Sunday, August 17, 2008

If you are a Chocolate Lover!


And I am actually not a huge chocolate fanatic, but I still LOVE these brownies! When it comes to brand named foods, sometimes it matter, sometimes it doesn't. In this case, it really matters! We've tried a lot of different brownie mixes (my husband doesn't have a sweet tooth, he has sweet TEETH, he could eat sweets all day long), and the Ghiradelli brand is the very best, particularly the Triple Chocolate. With a scoop of vanilla bean ice cream, or mint chocolate chip if you like to be difficult like me, you have the best Sunday afternoon dessert.
What's your favorite dessert?

Saturday, June 14, 2008

Let the grocery store help you out.


One of my favorite things about cooking is the actual process that it takes to create a dish and make it look appealing. BUT, there are also times when stress and busy schedules have gotten the best of you and you need some help. That is when you cheat and look for some easy shortcuts.
The latest shortcut I found were these little phyllo dough tart cups at the grocery store freezer in the pastry section. They come empty, but you can fill them with anything you want, bake them and you're done.

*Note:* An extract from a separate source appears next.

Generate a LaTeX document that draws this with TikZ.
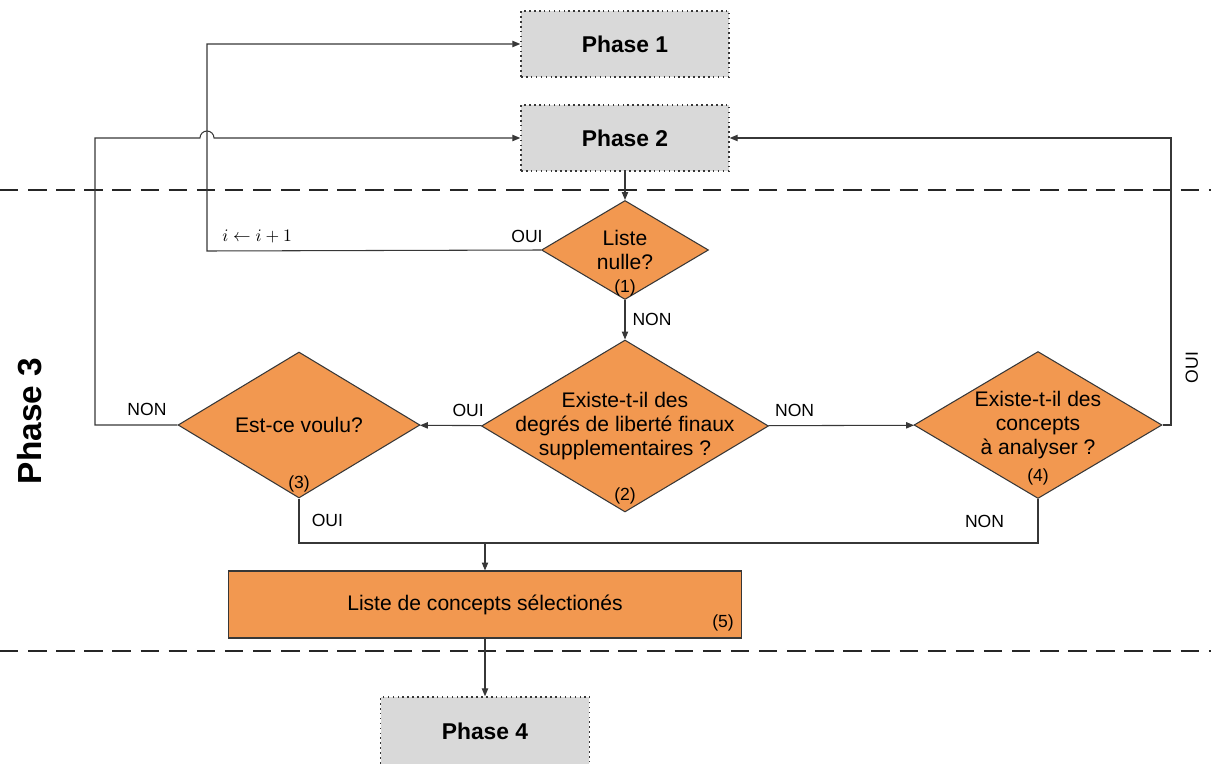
\documentclass[tikz,border=0pt]{standalone}
\usepackage{fontspec}
\setmainfont{Liberation Sans}
\usetikzlibrary{shapes.geometric, arrows.meta, positioning}
\definecolor{steporange}{RGB}{242, 152, 80}
\definecolor{phasegray}{RGB}{217, 217, 217}
\definecolor{linegray}{RGB}{55, 55, 55}

\begin{document}
\begin{tikzpicture}[
  x=0.02cm, y=0.02cm,
  phasebox/.style={draw=linegray, line width=0.8pt, dash pattern=on 0.9pt off 1.9pt, fill=phasegray, minimum width=4.16cm, minimum height=1.32cm, font=\fontsize{13}{15}\selectfont\bfseries},
  decision/.style={diamond, draw=linegray, line width=0.6pt, fill=steporange, inner sep=0pt},
  dtext/.style={anchor=center, align=center, inner sep=0pt, font=\fontsize{12}{13.6}\selectfont},
  num/.style={anchor=center, inner sep=0pt, font=\fontsize{10}{12}\selectfont},
  lbl/.style={inner sep=1pt, font=\fontsize{10}{12}\selectfont},
  link/.style={draw=linegray, line width=0.6pt},
  arr/.style={link, -{Triangle[length=4.5pt, width=3.6pt]}},
  sep/.style={draw=black!85, line width=0.9pt, dash pattern=on 10.5pt off 5.5pt}
]
  \useasboundingbox (0,-764) rectangle (1211,0);

  % phase separators
  \draw[sep] (0,-190) -- (1211,-190);
  \draw[sep] (0,-651) -- (1211,-651);
  \node[rotate=90, font=\fontsize{19}{22}\selectfont\bfseries] (phase3) at (30,-421) {Phase 3};

  \node[phasebox] (ph1) at (625,-44) {Phase 1};
  \node[phasebox] (ph2) at (625,-138) {Phase 2};
  \node[phasebox, minimum width=4.18cm, minimum height=1.36cm] (ph4) at (485,-731) {Phase 4};

  \node[decision, minimum width=3.34cm, minimum height=1.98cm,
    label={[dtext]center:{Liste\\nulle?}},
    label={[num, yshift=6.8pt]south:(1)}] (d1) at (625,-250) {};
  \node[decision, minimum width=5.74cm, minimum height=3.44cm,
    label={[dtext]center:{Existe-t-il des\\degrés de liberté finaux\\supplementaires ?}},
    label={[num, yshift=9.6pt]south:(2)}] (d2) at (625,-426) {};
  \node[decision, minimum width=4.84cm, minimum height=2.92cm,
    label={[dtext]center:{Est-ce voulu?}},
    label={[num, yshift=8.5pt]south:(3)}] (d3) at (299,-425) {};
  \node[decision, minimum width=4.96cm, minimum height=2.94cm,
    label={[dtext]center:{Existe-t-il des\\concepts\\à analyser ?}},
    label={[num, yshift=12.5pt]south:(4)}] (d4) at (1038,-425) {};

  \node[draw=linegray, line width=0.6pt, fill=steporange, minimum width=10.26cm, minimum height=1.34cm, font=\fontsize{12}{14}\selectfont,
    label={[num, anchor=south east, xshift=-4.5pt, yshift=4pt]south east:(5)}] (sel) at (485,-604.5) {Liste de concepts sélectionés};

  % loop points
  \coordinate (lx1) at (207,-251);
  \coordinate (lx3) at (95,-425);
  \coordinate (hop) at (207,-138);
  \coordinate (rx4) at (1171,-425);
  \coordinate (mg3) at (299,-543);
  \coordinate (mg4) at (1038,-543);
  \coordinate (mg) at (485,-543);

  \draw[arr] (ph2) -- (d1);
  \draw[arr] (d1.west) -- node[lbl, pos=0.042, above=3pt] {OUI}
    node[lbl, pos=0.85, above=3pt] {$i \leftarrow i+1$} (lx1) |- (ph1.west);
  \draw[arr] (d1) -- node[lbl, right=3pt] {NON} (d2);
  \draw[arr] (d2) -- node[lbl, pos=0.22, above=4pt] {OUI} (d3);
  \draw[arr] (d2) -- node[lbl, pos=0.18, above=4pt] {NON} (d4);
  \draw[arr] (d3.west) -- node[lbl, pos=0.37, above=4pt] {NON} (lx3) |- ([xshift=-0.14cm]hop)
    arc[start angle=180, end angle=0, radius=0.14cm] -- (ph2.west);
  \draw[arr] (d4.east) -- (rx4) |- node[lbl, pos=0.1, right=7pt, rotate=90, anchor=north] {OUI} (ph2.east);
  \draw[link] (d3.south) -- node[lbl, right=6pt] {OUI} (mg3) -- (mg4) -- node[lbl, left=18pt] {NON} (d4.south);
  \draw[arr] (mg) -- (sel);
  \draw[arr] (sel) -- (ph4);
\end{tikzpicture}
\end{document}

Chocolate, a pastry cream, spinach, blue cheese and cranberries, not all at once though, that would be gross! These bacon quiche cups probably took me a collective 10 minutes to make, minus baking time. Here was my filling:
1/2 cup ricotta (use low-fat, you can't tell a difference)
1 egg
1/2 cup mozz
1/2 cup cheddar
6 oz bacon
1 onion chopped finely
1/2 tsp garlic powder
dash cayenne
dash black pepper
You could probably fill about 60-70 tarts with just this, so you may want to half it with a smaller crowd.
Mix all ingredients together, fill phyllo cups and bake at 350 for 10 minutes. These are good warm and at room temp. This was another dish that disappeared first, but they are also very tiny, so don't be shy about serving a lot, they will be gone by the end of your party.